Previous hearings have focused on the run-up to the riot, Trump's pressure on Vice President Mike Pence to deny Biden the victory, militant groups whose members participated in the Capitol attack and Trump's interactions with close advisers questioning his false allegations of massive voter fraud.
Committee members said Trump incited the riot by refusing to admit he lost the election and through comments including a December Twitter post calling on supporters to flock to Washington for a "big protest" on Jan. 6, saying, "Be there, will be wild."
The Republican one-time reality television star, who has hinted he will seek the White House again in 2024, denies wrongdoing. He continues to claim falsely that he lost because of widespread fraud.

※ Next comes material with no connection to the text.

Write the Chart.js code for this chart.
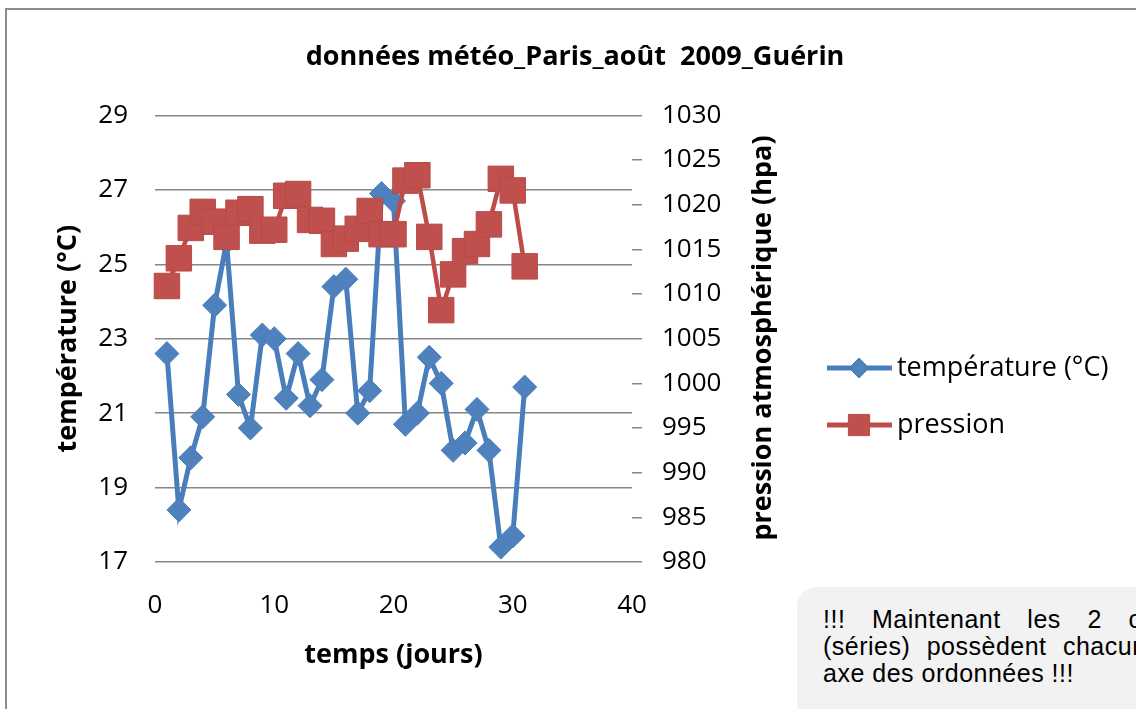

Trump and his supporters - including many Republicans in Congress - dismiss the Jan. 6 panel as a political witch hunt, but the panel's backers say it is a necessary probe into a violent threat against democracy.
The attack on the Capitol injured more than 140 police officers and led to several deaths. More than 850 people have been charged with taking part in the riot, with more than 325 guilty pleas so far.
While Thursday's hearing is expected to be the last of the current series, the panel left the door open for more in the coming months. The panel has said it had collected far more information than it could present in one series of hearings.
"There is no reason to think that this is going to be the Select Committee's final hearing," the aide said. The committee is also expected to have some sort of event to mark the release later this year of a report on its findings.